La gaîté folle et charmante des jeunes filles n’est pas la même chose que le Rire. Pour la jeune fille folâtre, chaque sensation est un nouveau plaisir et excite une surprise agréable qui fait naître le Sous Rire. Si elles sont plusieurs, le Rire devient un effet nerveux et elles s’enivrent de leurs propres cris. Shakspeare nous présente des personnages animés de cette gaîté du bonheur, tel est Gratiano, tel est Jessica[2].

Loin de rire d’eux nous sympathisons avec un état si délicieux. Pour faire naître cette douce illusion, il emploie souvent l’artifice de Métastase. En ce sens il est tout naturel qu’une âme tendre qui ne se laisse pas rebuter par l’ignoble, préfère le Roi de Cocagne au Misanthrope. Les justes sujets de plainte d’Alceste sont le fil funeste qui le rappelle à la terre. C’est exactement ce que nous avons tous éprouvés à 12 ans quand lisant des comédies en cachette, nous ne cherchions dans la comédie que le Roman (d’amour).

[Mais on ne doit pas intituler le recueil de ces sentiments : jugements sur la comédie. L’ennui détend les cordes de l’âme au point qu’elles ne peuvent plus rendre le son du plaisir. La plus belle musique n’a plus d’effet, ce soir la vivacité est dans la loge. À peine pouvons-nous faire silence pour le sextetto et mon plaisir va jusqu’au délire. Il faut que le plaisir soit préparé par des sensations vives.

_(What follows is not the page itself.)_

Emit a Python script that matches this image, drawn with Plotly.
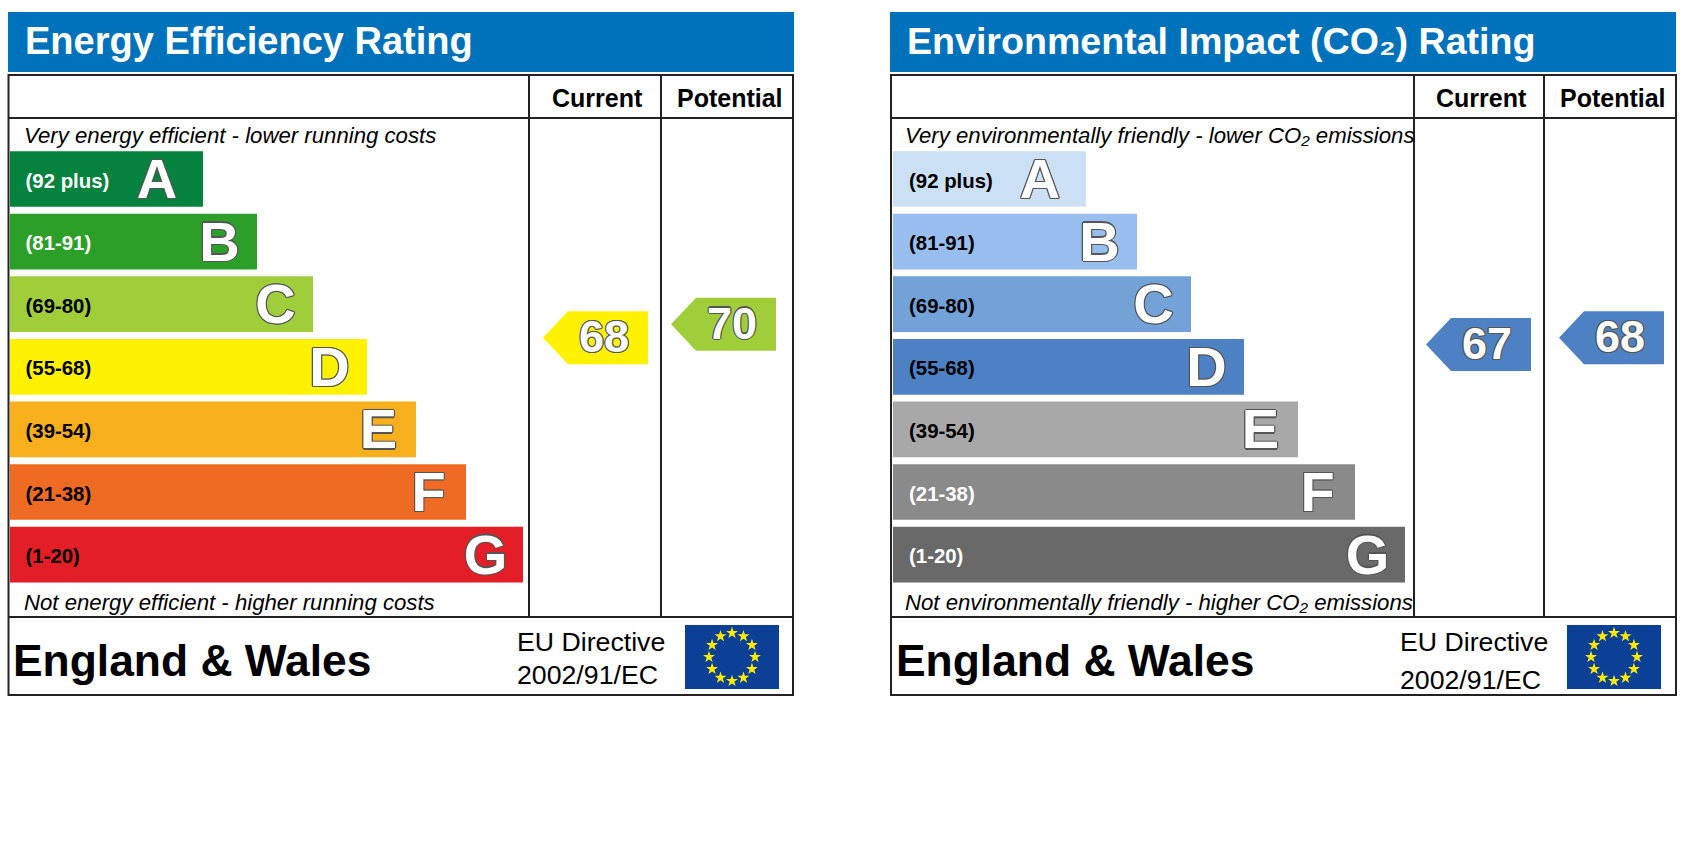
import numpy as np
import plotly.graph_objects as go

# ---- data ----
letters = ["A", "B", "C", "D", "E", "F", "G"]
bands = ["(92 plus)", "(81-91)", "(69-80)", "(55-68)", "(39-54)", "(21-38)", "(1-20)"]
energy_lengths = [193, 247, 303, 357, 406, 456, 513]
co2_lengths = [193, 244, 298, 351, 405, 462, 512]
energy_colors = ["#05823E", "#2C9F29", "#A0CD3A", "#FFF200", "#F8AF1C", "#EF6B24", "#E31E26"]
co2_colors = ["#CBE0F4", "#97BEEE", "#72A2D8", "#4D81C3", "#A8A8A8", "#8A8A8A", "#696969"]
energy_label_colors = ["white", "white", "black", "black", "black", "black", "black"]
co2_label_colors = ["black", "black", "black", "black", "black", "white", "white"]
energy_ratings = [68, 70]
co2_ratings = [67, 68]
energy_title = "Energy Efficiency Rating"
co2_title = "Environmental Impact (CO\u2082) Rating"
col_titles = ["Current", "Potential"]
energy_top = "Very energy efficient - lower running costs"
energy_bottom = "Not energy efficient - higher running costs"
co2_top = "Very environmentally friendly - lower CO\u2082 emissions"
co2_bottom = "Not environmentally friendly - higher CO\u2082 emissions"
region = "England &amp; Wales"
directive = ["EU Directive", "2002/91/EC"]

# ---- page geometry / scales ----
W, H = 1683, 850
FONT = "Liberation Sans"
OUTLINE = "#555"
SHADOW = ", ".join(f"{dx}px {dy}px 0 {OUTLINE}" for dx, dy in
                   [(1.2, 0), (-1.2, 0), (0, 1.2), (0, -1.2), (0.8, 0.8), (-0.8, 0.8), (0.8, -0.8), (-0.8, -0.8)])

# band index axis (y2): row i sits at pixel 179 + 62.6 i
band_y0, band_step = 179.0, 62.6
band_range = [(H - band_y0) / band_step, -band_y0 / band_step]
# rating axis (y3): rating r sits at pixel 337.8 - 6.8 (r - 68)
rate_y0, rate_step = 337.8, 6.8
rate_range = [68 - (H - rate_y0) / rate_step, 68 + rate_y0 / rate_step]

panels = [
    dict(x0=8.5, x1=793, c1=529, c2=661, bar0=10, lengths=energy_lengths, colors=energy_colors,
         labcol=energy_label_colors, ratings=energy_ratings, title=energy_title, top=energy_top,
         bottom=energy_bottom, head=(8, 794), arrow_fill=[energy_colors[3], energy_colors[2]],
         arrow_right=[648, 776], dirx=515, flag=(685, 779), lab_x=25.5, top_x=22, bot_x=22,
         dir2_y=675, title_size=38),
    dict(x0=891, x1=1676, c1=1414, c2=1544, bar0=893, lengths=co2_lengths, colors=co2_colors,
         labcol=co2_label_colors, ratings=co2_ratings, title=co2_title, top=co2_top,
         bottom=co2_bottom, head=(890, 1676), arrow_fill=[co2_colors[3], co2_colors[3]],
         arrow_right=[1531, 1664], dirx=1398, flag=(1567, 1661), lab_x=909, top_x=903, bot_x=903,
         dir2_y=680, title_size=37.6),
]

fig = go.Figure()
shapes, annotations = [], []
LINE = dict(color="#222222", width=2)


def note(x, y, text, size, color="black", bold=False, italic=False, anchor="left"):
    annotations.append(dict(
        x=x, y=y, xref="x", yref="y", text=f"<b>{text}</b>" if bold else text, showarrow=False,
        xanchor=anchor, yanchor="middle", align="left",
        font=dict(family=FONT, size=size, color=color, style="italic" if italic else "normal"),
    ))


for p in panels:
    # header strip and frame
    shapes.append(dict(type="rect", x0=p["head"][0], x1=p["head"][1], y0=12, y1=72,
                       fillcolor="#0072BC", line_width=0, layer="below"))
    shapes.append(dict(type="rect", x0=p["x0"], x1=p["x1"], y0=75, y1=695, line=LINE, layer="below"))
    for (a, b, c, d) in [(p["x0"], 118, p["x1"], 118), (p["x0"], 617, p["x1"], 617),
                         (p["c1"], 75, p["c1"], 617), (p["c2"], 75, p["c2"], 617)]:
        shapes.append(dict(type="line", x0=a, y0=b, x1=c, y1=d, line=LINE, layer="below"))
    note(p["head"][0] + 15, 41, p["title"], p["title_size"], color="white", bold=True)
    note((p["c1"] + p["c2"]) / 2 + 2, 98, col_titles[0], 25, bold=True, anchor="center")
    note((p["c2"] + p["x1"]) / 2 + 3, 98, col_titles[1], 25, bold=True, anchor="center")
    note(p["top_x"], 135.5, p["top"], 22.2, italic=True)
    note(p["bot_x"], 602.5, p["bottom"], 22.2, italic=True)
    note(p["x0"] + 2.5, 660, region, 44.4, bold=True)
    note(p["dirx"], 642, directive[0], 26.7)
    note(p["dirx"], p["dir2_y"], directive[1], 26.7)

    # rating bars
    idx = list(range(len(letters)))
    fig.add_trace(go.Bar(
        y=idx, x=p["lengths"], base=p["bar0"], orientation="h", width=0.89,
        marker=dict(color=p["colors"], line_width=0), yaxis="y2", hoverinfo="skip",
    ))
    fig.add_trace(go.Scatter(
        x=[p["lab_x"]] * 7, y=[i + 0.055 for i in idx], mode="text", text=[f"<b>{b}</b>" for b in bands],
        textposition="middle right", yaxis="y2", hoverinfo="skip",
        textfont=dict(family=FONT, size=20.4, color=p["labcol"]),
    ))
    ends = [p["bar0"] + v for v in p["lengths"]]
    pads = [46 if l == "A" else 37.5 for l in letters]
    fig.add_trace(go.Scatter(
        x=[e - d for e, d in zip(ends, pads)], y=[i + 0.08 for i in idx], mode="text",
        text=[f"<b>{l}</b>" for l in letters],
        textposition="middle center", yaxis="y2", hoverinfo="skip",
        textfont=dict(family=FONT, size=56, color="white", shadow=SHADOW),
    ))

    # rating arrows
    half = 26.5 / rate_step
    for rating, fill, right in zip(p["ratings"], p["arrow_fill"], p["arrow_right"]):
        tip, shoulder = right - 105, right - 80
        fig.add_trace(go.Scatter(
            x=[tip, shoulder, right, right, shoulder, tip],
            y=[rating, rating + half, rating + half, rating - half, rating - half, rating],
            mode="lines", fill="toself", fillcolor=fill, line_width=0, yaxis="y3", hoverinfo="skip",
        ))
        fig.add_trace(go.Scatter(
            x=[right - 44], y=[rating - 0.45], mode="text", text=[f"<b>{rating}</b>"],
            textposition="middle center", yaxis="y3", hoverinfo="skip",
            textfont=dict(family=FONT, size=45, color="white", shadow=SHADOW),
        ))

    # EU flag
    shapes.append(dict(type="rect", x0=p["flag"][0], x1=p["flag"][1], y0=625, y1=689,
                       fillcolor="#0B4096", line_width=0, layer="below"))
    cx = sum(p["flag"]) / 2
    ang = np.arange(12) * np.pi / 6
    fig.add_trace(go.Scatter(
        x=cx + 23 * np.cos(ang), y=657 + 24 * np.sin(ang), mode="markers", hoverinfo="skip",
        marker=dict(symbol="star", size=9, color="#FFEC00", line_width=0),
    ))

ax = dict(visible=False, fixedrange=True)
fig.update_layout(
    width=W, height=H, margin=dict(l=0, r=0, t=0, b=0), paper_bgcolor="white", plot_bgcolor="white",
    showlegend=False, barmode="overlay", shapes=shapes, annotations=annotations,
    xaxis=dict(range=[0, W], domain=[0, 1], **ax),
    yaxis=dict(range=[H, 0], domain=[0, 1], **ax),
    yaxis2=dict(range=band_range, domain=[0, 1], overlaying="y", anchor="x", **ax),
    yaxis3=dict(range=rate_range, domain=[0, 1], overlaying="y", anchor="x", **ax),
)
fig.write_html("out.html", config={"displayModeBar": False},
               post_script="document.body.style.margin='0';document.body.style.overflow='hidden';")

Mes maximes sur les arts ne sont point le fruit d’un système et comme telles susceptibles de crouler. Je les ai lues successivement dans mon cœur quelquefois à six mois de distance l’une de l’autre, et elles ne sont liées que par la vérité, car dès le lendemain je les oublie[3].]

Ces sentiments sont fort vrais, mais on ne doit pas les appeler jugements pour la comédie quand il est évident que qui se berce de ces illusions ne peut pas sentir la comédie.

  1. Cette note sur le comique de Shakspeare a été relevée sur les notes manuscrites du Molière de 1812. N. D. L. É.
  2. The Merchant of Venice.
  3. Cette addition entre crochets provient du tome V du manuscrit R. 5896, page 174, où se trouve une première version de cette note sur le comique de Shakspeare. N. D. L. É.